Return every line of the records below verbatim, with no pictures in the copy.

---------- SUPPLIED ENTRIES

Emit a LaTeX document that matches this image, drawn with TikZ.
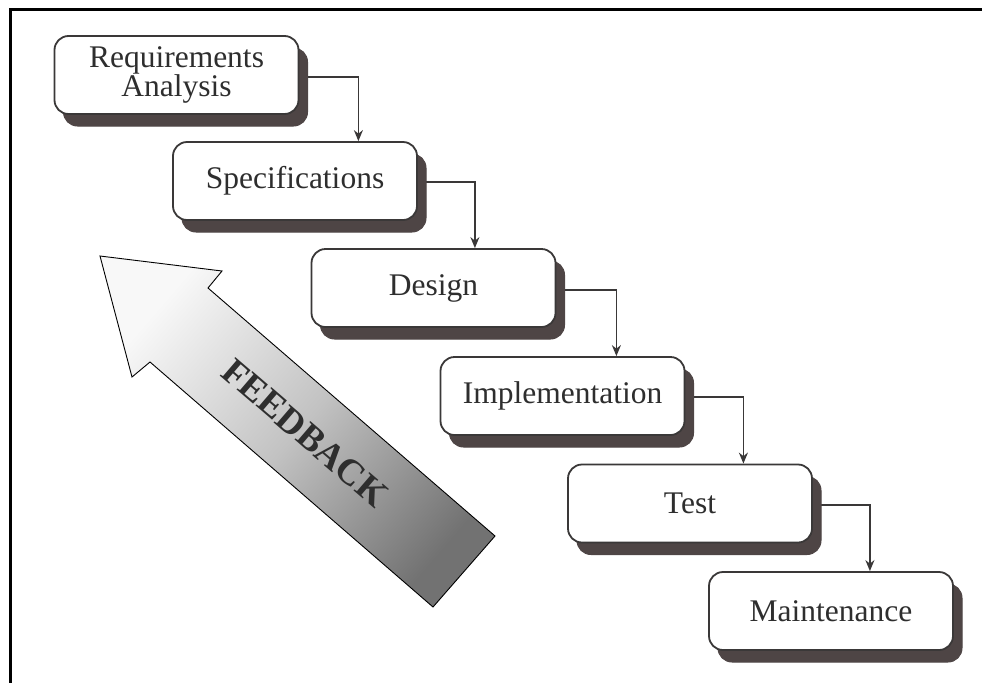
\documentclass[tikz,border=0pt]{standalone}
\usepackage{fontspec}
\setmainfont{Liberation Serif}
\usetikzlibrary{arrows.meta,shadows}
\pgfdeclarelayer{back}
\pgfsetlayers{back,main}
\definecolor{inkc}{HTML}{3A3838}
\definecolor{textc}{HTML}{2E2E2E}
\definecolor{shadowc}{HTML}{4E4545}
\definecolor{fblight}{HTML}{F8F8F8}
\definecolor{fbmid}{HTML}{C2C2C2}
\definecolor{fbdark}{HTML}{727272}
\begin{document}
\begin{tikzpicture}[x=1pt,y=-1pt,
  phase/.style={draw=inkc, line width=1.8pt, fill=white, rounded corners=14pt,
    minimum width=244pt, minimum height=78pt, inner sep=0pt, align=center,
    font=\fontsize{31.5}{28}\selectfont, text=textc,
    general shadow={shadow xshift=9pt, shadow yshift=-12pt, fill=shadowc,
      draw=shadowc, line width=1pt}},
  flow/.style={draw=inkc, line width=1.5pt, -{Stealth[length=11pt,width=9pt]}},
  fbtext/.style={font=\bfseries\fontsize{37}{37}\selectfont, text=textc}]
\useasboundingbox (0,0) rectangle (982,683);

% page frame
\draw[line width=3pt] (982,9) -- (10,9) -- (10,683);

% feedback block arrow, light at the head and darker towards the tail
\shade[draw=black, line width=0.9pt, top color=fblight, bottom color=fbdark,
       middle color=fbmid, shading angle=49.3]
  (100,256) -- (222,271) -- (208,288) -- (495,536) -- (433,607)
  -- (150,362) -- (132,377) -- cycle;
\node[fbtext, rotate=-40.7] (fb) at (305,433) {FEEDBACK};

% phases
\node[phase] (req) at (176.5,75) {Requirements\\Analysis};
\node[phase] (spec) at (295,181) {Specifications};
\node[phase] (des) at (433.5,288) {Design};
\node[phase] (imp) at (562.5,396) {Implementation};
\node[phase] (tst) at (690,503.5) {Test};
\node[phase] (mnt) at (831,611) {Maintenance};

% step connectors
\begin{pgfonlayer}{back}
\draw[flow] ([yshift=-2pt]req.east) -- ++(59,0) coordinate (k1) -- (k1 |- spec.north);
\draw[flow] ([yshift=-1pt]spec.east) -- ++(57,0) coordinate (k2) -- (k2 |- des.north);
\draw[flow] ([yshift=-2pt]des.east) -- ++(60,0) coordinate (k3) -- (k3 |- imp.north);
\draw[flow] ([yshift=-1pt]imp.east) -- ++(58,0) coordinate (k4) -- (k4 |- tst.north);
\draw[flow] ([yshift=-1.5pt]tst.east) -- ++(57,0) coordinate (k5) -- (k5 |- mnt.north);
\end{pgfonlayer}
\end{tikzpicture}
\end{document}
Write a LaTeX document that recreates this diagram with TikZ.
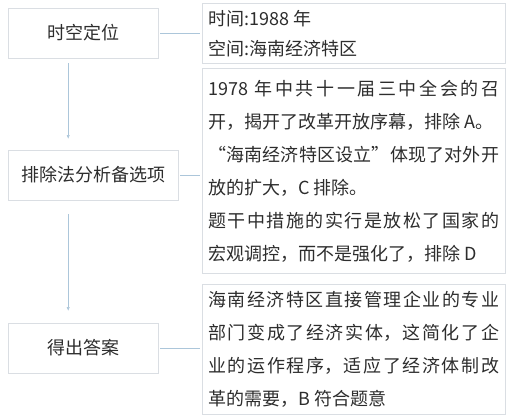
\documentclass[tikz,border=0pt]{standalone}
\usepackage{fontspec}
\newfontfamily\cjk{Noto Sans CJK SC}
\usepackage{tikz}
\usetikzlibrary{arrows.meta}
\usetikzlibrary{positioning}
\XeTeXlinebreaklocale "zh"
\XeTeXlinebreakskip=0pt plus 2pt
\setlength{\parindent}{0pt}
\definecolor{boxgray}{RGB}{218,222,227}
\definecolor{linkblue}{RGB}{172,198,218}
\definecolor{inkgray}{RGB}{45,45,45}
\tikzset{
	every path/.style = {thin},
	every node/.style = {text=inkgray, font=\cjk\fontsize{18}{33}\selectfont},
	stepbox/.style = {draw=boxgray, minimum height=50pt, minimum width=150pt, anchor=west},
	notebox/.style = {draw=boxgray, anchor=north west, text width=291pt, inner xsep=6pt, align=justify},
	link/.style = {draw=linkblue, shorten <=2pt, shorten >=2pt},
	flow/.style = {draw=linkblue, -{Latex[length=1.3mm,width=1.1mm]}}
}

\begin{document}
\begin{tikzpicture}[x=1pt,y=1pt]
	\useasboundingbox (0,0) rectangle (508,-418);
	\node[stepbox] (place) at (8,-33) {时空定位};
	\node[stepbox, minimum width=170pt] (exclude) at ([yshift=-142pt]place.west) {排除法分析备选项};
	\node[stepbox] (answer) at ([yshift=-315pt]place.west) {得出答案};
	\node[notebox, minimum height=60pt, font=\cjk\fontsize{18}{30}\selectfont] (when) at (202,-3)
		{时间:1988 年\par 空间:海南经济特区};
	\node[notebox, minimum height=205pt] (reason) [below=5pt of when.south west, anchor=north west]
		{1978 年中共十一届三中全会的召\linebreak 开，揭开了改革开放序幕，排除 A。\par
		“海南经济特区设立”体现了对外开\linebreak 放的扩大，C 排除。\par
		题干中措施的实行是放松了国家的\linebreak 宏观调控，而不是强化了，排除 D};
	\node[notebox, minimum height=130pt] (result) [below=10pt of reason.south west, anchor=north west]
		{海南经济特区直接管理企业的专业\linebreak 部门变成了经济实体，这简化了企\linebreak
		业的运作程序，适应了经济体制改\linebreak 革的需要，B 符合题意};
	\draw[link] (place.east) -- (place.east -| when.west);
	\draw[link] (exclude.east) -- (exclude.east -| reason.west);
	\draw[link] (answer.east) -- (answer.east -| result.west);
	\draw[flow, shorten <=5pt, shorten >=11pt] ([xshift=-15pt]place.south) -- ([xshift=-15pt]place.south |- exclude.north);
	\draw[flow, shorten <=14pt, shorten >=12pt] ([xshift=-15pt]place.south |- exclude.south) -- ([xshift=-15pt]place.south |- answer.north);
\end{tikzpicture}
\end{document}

--------------------

THE REPLY:
Emit a LaTeX document that matches this image, drawn with TikZ.
\documentclass[tikz,border=0pt]{standalone}
\usepackage{fontspec}
\setmainfont{Liberation Serif}
\usetikzlibrary{arrows.meta,shadows}
\pgfdeclarelayer{back}
\pgfsetlayers{back,main}
\definecolor{inkc}{HTML}{3A3838}
\definecolor{textc}{HTML}{2E2E2E}
\definecolor{shadowc}{HTML}{4E4545}
\definecolor{fblight}{HTML}{F8F8F8}
\definecolor{fbmid}{HTML}{C2C2C2}
\definecolor{fbdark}{HTML}{727272}
\begin{document}
\begin{tikzpicture}[x=1pt,y=-1pt,
  phase/.style={draw=inkc, line width=1.8pt, fill=white, rounded corners=14pt,
    minimum width=244pt, minimum height=78pt, inner sep=0pt, align=center,
    font=\fontsize{31.5}{28}\selectfont, text=textc,
    general shadow={shadow xshift=9pt, shadow yshift=-12pt, fill=shadowc,
      draw=shadowc, line width=1pt}},
  flow/.style={draw=inkc, line width=1.5pt, -{Stealth[length=11pt,width=9pt]}},
  fbtext/.style={font=\bfseries\fontsize{37}{37}\selectfont, text=textc}]
\useasboundingbox (0,0) rectangle (982,683);

% page frame
\draw[line width=3pt] (982,9) -- (10,9) -- (10,683);

% feedback block arrow, light at the head and darker towards the tail
\shade[draw=black, line width=0.9pt, top color=fblight, bottom color=fbdark,
       middle color=fbmid, shading angle=49.3]
  (100,256) -- (222,271) -- (208,288) -- (495,536) -- (433,607)
  -- (150,362) -- (132,377) -- cycle;
\node[fbtext, rotate=-40.7] (fb) at (305,433) {FEEDBACK};

% phases
\node[phase] (req) at (176.5,75) {Requirements\\Analysis};
\node[phase] (spec) at (295,181) {Specifications};
\node[phase] (des) at (433.5,288) {Design};
\node[phase] (imp) at (562.5,396) {Implementation};
\node[phase] (tst) at (690,503.5) {Test};
\node[phase] (mnt) at (831,611) {Maintenance};

% step connectors
\begin{pgfonlayer}{back}
\draw[flow] ([yshift=-2pt]req.east) -- ++(59,0) coordinate (k1) -- (k1 |- spec.north);
\draw[flow] ([yshift=-1pt]spec.east) -- ++(57,0) coordinate (k2) -- (k2 |- des.north);
\draw[flow] ([yshift=-2pt]des.east) -- ++(60,0) coordinate (k3) -- (k3 |- imp.north);
\draw[flow] ([yshift=-1pt]imp.east) -- ++(58,0) coordinate (k4) -- (k4 |- tst.north);
\draw[flow] ([yshift=-1.5pt]tst.east) -- ++(57,0) coordinate (k5) -- (k5 |- mnt.north);
\end{pgfonlayer}
\end{tikzpicture}
\end{document}
Write a LaTeX document that recreates this diagram with TikZ.
\documentclass[tikz,border=0pt]{standalone}
\usepackage{fontspec}
\newfontfamily\cjk{Noto Sans CJK SC}
\usepackage{tikz}
\usetikzlibrary{arrows.meta}
\usetikzlibrary{positioning}
\XeTeXlinebreaklocale "zh"
\XeTeXlinebreakskip=0pt plus 2pt
\setlength{\parindent}{0pt}
\definecolor{boxgray}{RGB}{218,222,227}
\definecolor{linkblue}{RGB}{172,198,218}
\definecolor{inkgray}{RGB}{45,45,45}
\tikzset{
	every path/.style = {thin},
	every node/.style = {text=inkgray, font=\cjk\fontsize{18}{33}\selectfont},
	stepbox/.style = {draw=boxgray, minimum height=50pt, minimum width=150pt, anchor=west},
	notebox/.style = {draw=boxgray, anchor=north west, text width=291pt, inner xsep=6pt, align=justify},
	link/.style = {draw=linkblue, shorten <=2pt, shorten >=2pt},
	flow/.style = {draw=linkblue, -{Latex[length=1.3mm,width=1.1mm]}}
}

\begin{document}
\begin{tikzpicture}[x=1pt,y=1pt]
	\useasboundingbox (0,0) rectangle (508,-418);
	\node[stepbox] (place) at (8,-33) {时空定位};
	\node[stepbox, minimum width=170pt] (exclude) at ([yshift=-142pt]place.west) {排除法分析备选项};
	\node[stepbox] (answer) at ([yshift=-315pt]place.west) {得出答案};
	\node[notebox, minimum height=60pt, font=\cjk\fontsize{18}{30}\selectfont] (when) at (202,-3)
		{时间:1988 年\par 空间:海南经济特区};
	\node[notebox, minimum height=205pt] (reason) [below=5pt of when.south west, anchor=north west]
		{1978 年中共十一届三中全会的召\linebreak 开，揭开了改革开放序幕，排除 A。\par
		“海南经济特区设立”体现了对外开\linebreak 放的扩大，C 排除。\par
		题干中措施的实行是放松了国家的\linebreak 宏观调控，而不是强化了，排除 D};
	\node[notebox, minimum height=130pt] (result) [below=10pt of reason.south west, anchor=north west]
		{海南经济特区直接管理企业的专业\linebreak 部门变成了经济实体，这简化了企\linebreak
		业的运作程序，适应了经济体制改\linebreak 革的需要，B 符合题意};
	\draw[link] (place.east) -- (place.east -| when.west);
	\draw[link] (exclude.east) -- (exclude.east -| reason.west);
	\draw[link] (answer.east) -- (answer.east -| result.west);
	\draw[flow, shorten <=5pt, shorten >=11pt] ([xshift=-15pt]place.south) -- ([xshift=-15pt]place.south |- exclude.north);
	\draw[flow, shorten <=14pt, shorten >=12pt] ([xshift=-15pt]place.south |- exclude.south) -- ([xshift=-15pt]place.south |- answer.north);
\end{tikzpicture}
\end{document}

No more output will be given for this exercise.